How to solve that is unfortunately often vendor dependent. Switches can filter packets or fail to route them. I'd suggest running low level RoCE tests first (OFED perftest) and making sure NCCL runs in the same conditions (GID Index, Traffic class, ...).
solved it by setting the
-x NCCL_IB_GID_INDEX=3
@NHZlX Hi, What is the output of this commandshow_gids
in your env?
The NCCL_IB_GID_INDEX variable defines the Global ID index used in RoCE mode. See the InfiniBand show_gids command in order to set this value.
NCCL_IB_GID_INDEX=3
solved my issue.
show_gids
information:
DEV PORT INDEX GID IPv4 VER DEV
--- ---- ----- --- ------------ --- ---
mlx5_2 1 0 fe80:0000:0000:0000:5054:00ff:fec2:7a7a v1 eth1
mlx5_2 1 1 fe80:0000:0000:0000:5054:00ff:fec2:7a7a v2 eth1
mlx5_2 1 2 0000:0000:0000:0000:0000:ffff:0bd8:591d 11.216.89.29 v1 eth1
mlx5_2 1 3 0000:0000:0000:0000:0000:ffff:0bd8:591d 11.216.89.29 v2 eth1
n_gids_found=4
Would you mind giving some explanation about NCCL_IB_GID_INDEX
?
Thanks.
The GID Index is basically determining how IB packets are encapsulated over Ethernet or IP (v4 or v6). I'm no expert, but I think here GID 0 and 1 would be using Ethernet, GID 2 and 3 would use IPv4 and if you had an IPv6 address configured on the interface you would have 2 other GID indexes. And each time you can choose between RoCEv1 and RoCEv2 which have different encapsulation and capabilities.

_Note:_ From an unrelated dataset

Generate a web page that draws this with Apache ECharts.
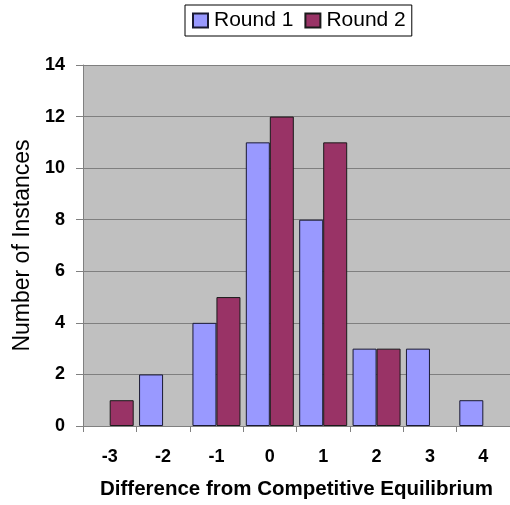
<!DOCTYPE html>
<html>
<head>
<meta charset="utf-8">
<script src="https://cdn.jsdelivr.net/npm/echarts@6/dist/echarts.min.js"></script>
<style>
  html, body { margin: 0; padding: 0; background: #fff; }
  #chart { width: 510px; height: 505px; }
</style>
</head>
<body>
<div id="chart"></div>
<script>
// Distribution of outcomes relative to the competitive equilibrium
const categories = ['-3', '-2', '-1', '0', '1', '2', '3', '4'];
const round1 = [0, 2, 4, 11, 8, 3, 3, 1];
const round2 = [1, 0, 5, 12, 11, 3, 0, 0];
const yTicks = { min: 0, max: 14, interval: 2 };

// empty bins get no bar (avoids a flat outline on the baseline)
const asBars = (arr) => arr.map(v => (v === 0 ? '-' : v));

const font = 'Liberation Sans, Arial, sans-serif';
const chart = echarts.init(document.getElementById('chart'), null, { renderer: 'canvas' });

chart.setOption({
  animation: false,
  backgroundColor: '#ffffff',
  legend: {
    left: 185,
    top: 5,
    padding: [5, 6, 5, 7],
    borderColor: '#000',
    borderWidth: 1,
    itemWidth: 15,
    itemHeight: 14,
    itemGap: 11,
    icon: 'rect',
    textStyle: { fontFamily: font, fontSize: 21, color: '#000', padding: [0, 0, 0, 1] },
    data: ['Round 1', 'Round 2']
  },
  grid: {
    left: 83,
    top: 65,
    width: 434,
    bottom: 75.5,
    show: true,
    backgroundColor: '#c0c0c0',
    borderWidth: 0
  },
  xAxis: {
    type: 'category',
    data: categories,
    boundaryGap: true,
    name: 'Difference from Competitive Equilibrium',
    nameLocation: 'middle',
    nameGap: 53,
    nameTextStyle: { fontFamily: font, fontSize: 20.5, fontWeight: 'bold', color: '#000' },
    axisLine: { lineStyle: { color: '#808080', width: 1 } },
    axisTick: { show: true, alignWithLabel: false, length: 6, lineStyle: { color: '#808080' } },
    axisLabel: { fontFamily: font, fontSize: 18, fontWeight: 'bold', color: '#000', margin: 22 },
    splitLine: { show: false }
  },
  yAxis: {
    type: 'value',
    min: yTicks.min,
    max: yTicks.max,
    interval: yTicks.interval,
    name: 'Number of Instances',
    nameLocation: 'middle',
    nameGap: 49,
    nameRotate: 90,
    nameTextStyle: { fontFamily: font, fontSize: 23, color: '#000' },
    axisLine: { show: true, lineStyle: { color: '#808080', width: 1 } },
    axisTick: { show: true, inside: false, length: 7, lineStyle: { color: '#808080' } },
    axisLabel: { fontFamily: font, fontSize: 18, fontWeight: 'bold', color: '#000', margin: 18 },
    splitLine: { show: true, lineStyle: { color: '#7f7f7f', width: 1 } }
  },
  series: [
    {
      name: 'Round 1',
      type: 'bar',
      data: asBars(round1),
      barWidth: 24,
      barGap: '0%',
      itemStyle: { color: '#9999ff', borderColor: '#1a1a33', borderWidth: 1 }
    },
    {
      name: 'Round 2',
      type: 'bar',
      data: asBars(round2),
      barWidth: 24,
      barGap: '0%',
      itemStyle: { color: '#993366', borderColor: '#1a1a1a', borderWidth: 1 }
    }
  ]
});
</script>
</body>
</html>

So choosing the GID index is key in how packets can or cannot be routed through the fabric and how they will be applied QoS policies, etc ... but all this is obviously dependent on how the fabric is configured which is outside the reach of NCCL.
solved it by setting the
-x NCCL_IB_GID_INDEX=3
@NHZlX Hi, What is the output of this commandshow_gids
in your env?The NCCL_IB_GID_INDEX variable defines the Global ID index used in RoCE mode. See the InfiniBand show_gids command in order to set this value.
I use NCCL_IB_GID_INDEX=3
still have this error.
@NHZlX How do you solve this problem?
There is no universal solution to this. Error 12 in IB terms is the same as "No route to host" with sockets.
It could be that you're not using the right interface (NCCL_IB_GID_INDEX), it could be that your IP addressing is wrong, it could be that the switch is down, or because they are in different networks and there is no routing between networks, ... it can be a lot of things. Basically it just says that two NICs could not talk to each other.
NCCL_IB_GID_INDEX=3
export NCCL_IB_GID_INDEX=3 solved my problem. Thanks very much.
It worked for me! Thanks!
I'm trying to utilize deepspeed for DDP, but this problem occurs. I added the line NCCL_IB_GID_INDEX=3
to .deepspeed_env
and the problem was solved!
What a magic! Can anyone explain a little bit here?
With recent NCCL versions you should no longer need to set NCCL_IB_GID_INDEX=3, and doing so can actually work less well in case the GID changes. So I would advise to upgrade NCCL and remove that environment variable from your scripts in the future.